::: Data extract

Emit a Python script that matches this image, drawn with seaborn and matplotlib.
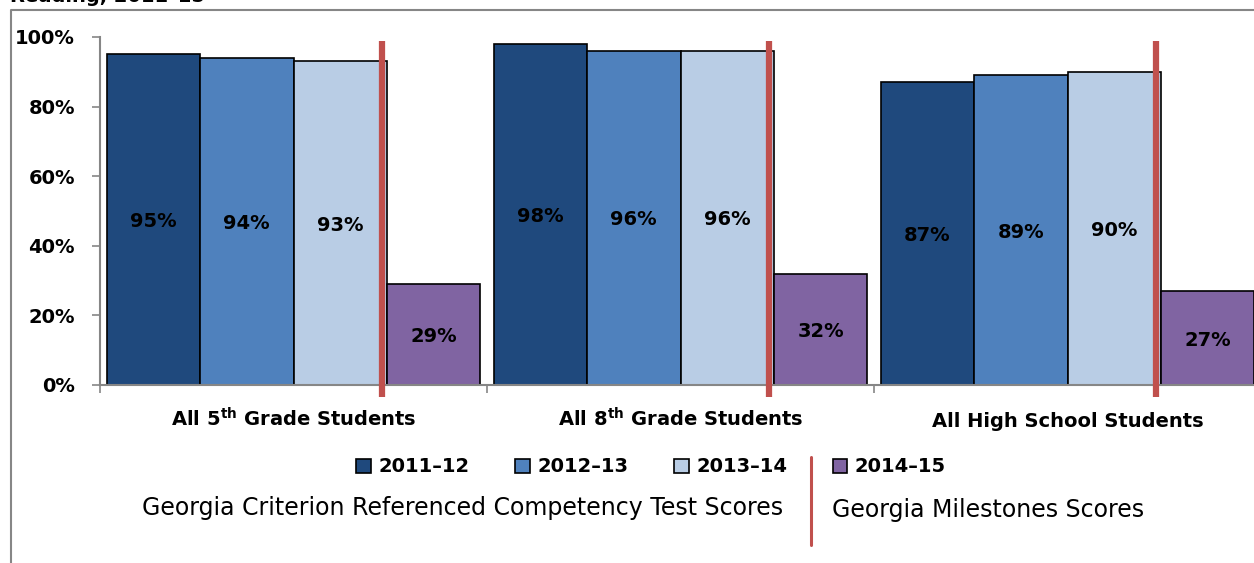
import matplotlib
matplotlib.use("Agg")
import matplotlib.pyplot as plt
from matplotlib.lines import Line2D
import pandas as pd
import seaborn as sns

groups = [r"All 5$^{\mathbf{th}}$ Grade Students",
          r"All 8$^{\mathbf{th}}$ Grade Students",
          "All High School Students"]
years = ["2011–12", "2012–13", "2013–14", "2014–15"]
scores = {
    "2011–12": [95, 98, 87],
    "2012–13": [94, 96, 89],
    "2013–14": [93, 96, 90],
    "2014–15": [29, 32, 27],
}
yticks = [0, 20, 40, 60, 80, 100]
colors = ["#1F497D", "#4F81BD", "#B9CDE5", "#8064A2"]
RED = "#C0504D"

df = pd.DataFrame([(g, y, scores[y][i]) for y in years for i, g in enumerate(groups)],
                  columns=["group", "year", "score"])

sns.set_theme(style="white")
FONT = ["DejaVu Sans"]
plt.rcParams["font.family"] = FONT
plt.rcParams["mathtext.fontset"] = "dejavusans"
plt.rcParams["text.color"] = "black"

W, H = 1254, 563
fig = plt.figure(figsize=(W / 100, H / 100), dpi=100)
ax = fig.add_axes([100 / W, 178 / H, 1161 / W, 348 / H])

width = 0.966
sns.barplot(data=df, x="group", y="score", hue="year", hue_order=years,
            palette=colors, saturation=1, width=width, gap=0, ax=ax,
            edgecolor="black", linewidth=1.2, legend=True)
handles, labels = ax.get_legend_handles_labels()
ax.get_legend().remove()

for cont in ax.containers:
    lbls = ax.bar_label(cont, labels=[f"{v:.0f}%" for v in cont.datavalues],
                        label_type="center", fontsize=14, fontweight="bold",
                        color="black")
    for t in lbls:
        t.set_va("center_baseline")

# separators between CRCT and Milestones bars
for i in range(len(groups)):
    xr = i + width / 4 - 0.012
    ax.add_line(Line2D([xr, xr], [-3.5, 98.8], color=RED, lw=4.5,
                       clip_on=False, solid_capstyle="butt", zorder=5))

ax.set_xlim(-0.5, 2.5)
ax.set_ylim(0, 100)
ax.set_yticks(yticks)
ax.set_yticklabels([f"{t}%" for t in yticks], fontsize=14, fontweight="bold")
ax.set_xticks(range(len(groups)))
ax.set_xticklabels(groups, fontsize=14, fontweight="bold")
for lbl in ax.get_xticklabels():
    lbl.set_va("baseline")
ax.set_xticks([-0.5, 0.5, 1.5, 2.5], minor=True)
ax.tick_params(axis="x", which="major", length=0, pad=30, labelcolor="black")
ax.tick_params(axis="x", which="minor", length=6, color="#868686", width=1.2,
               direction="out", bottom=True)
ax.tick_params(axis="y", length=6, color="#868686", width=1.2, direction="out",
               left=True, pad=12, labelcolor="black")
ax.set_xlabel("")
ax.set_ylabel("")
for s in ["top", "right"]:
    ax.spines[s].set_visible(False)
for s in ["left", "bottom"]:
    ax.spines[s].set_color("#868686")
    ax.spines[s].set_linewidth(1.5)

# legends
leg_kw = dict(frameon=False, handlelength=0.75, handleheight=0.75,
              handletextpad=0.4, prop={"family": FONT, "weight": "bold", "size": 14})
for h in handles:
    h.set_edgecolor("black")
fig.legend(handles[:3], labels[:3], loc="center", ncol=3, columnspacing=2.35,
           bbox_to_anchor=(572 / W, 1 - 467 / H), **leg_kw)
fig.legend(handles[3:], labels[3:], loc="center left",
           bbox_to_anchor=(815 / W, 1 - 467 / H), **leg_kw)

fig.text(463 / W, 1 - 508 / H, "Georgia Criterion Referenced Competency Test Scores",
         ha="center", va="center", fontsize=17)
fig.text(988 / W, 1 - 510 / H, "Georgia Milestones Scores",
         ha="center", va="center", fontsize=17)
fig.add_artist(Line2D([811 / W, 811 / W], [1 - 457 / H, 1 - 545 / H],
                      color=RED, lw=2.2))

# chart area frame and clipped title
fig.add_artist(Line2D([11 / W, 11 / W, 1.0], [0, 1 - 10 / H, 1 - 10 / H],
                      color="#868686", lw=1.5))
fig.text(10 / W, 1 - 1.5 / H, "Reading, 2011–15", ha="left", va="baseline",
         fontsize=14, fontweight="bold")

fig.savefig("out.png", dpi=100)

::::::

Exercise instructions — Give back exactly the lines from the first line of the data through the line with "ax.get_legend().remove()", pictures excluded.

Complete response —
Emit a Python script that matches this image, drawn with seaborn and matplotlib.
import matplotlib
matplotlib.use("Agg")
import matplotlib.pyplot as plt
from matplotlib.lines import Line2D
import pandas as pd
import seaborn as sns

groups = [r"All 5$^{\mathbf{th}}$ Grade Students",
          r"All 8$^{\mathbf{th}}$ Grade Students",
          "All High School Students"]
years = ["2011–12", "2012–13", "2013–14", "2014–15"]
scores = {
    "2011–12": [95, 98, 87],
    "2012–13": [94, 96, 89],
    "2013–14": [93, 96, 90],
    "2014–15": [29, 32, 27],
}
yticks = [0, 20, 40, 60, 80, 100]
colors = ["#1F497D", "#4F81BD", "#B9CDE5", "#8064A2"]
RED = "#C0504D"

df = pd.DataFrame([(g, y, scores[y][i]) for y in years for i, g in enumerate(groups)],
                  columns=["group", "year", "score"])

sns.set_theme(style="white")
FONT = ["DejaVu Sans"]
plt.rcParams["font.family"] = FONT
plt.rcParams["mathtext.fontset"] = "dejavusans"
plt.rcParams["text.color"] = "black"

W, H = 1254, 563
fig = plt.figure(figsize=(W / 100, H / 100), dpi=100)
ax = fig.add_axes([100 / W, 178 / H, 1161 / W, 348 / H])

width = 0.966
sns.barplot(data=df, x="group", y="score", hue="year", hue_order=years,
            palette=colors, saturation=1, width=width, gap=0, ax=ax,
            edgecolor="black", linewidth=1.2, legend=True)
handles, labels = ax.get_legend_handles_labels()
ax.get_legend().remove()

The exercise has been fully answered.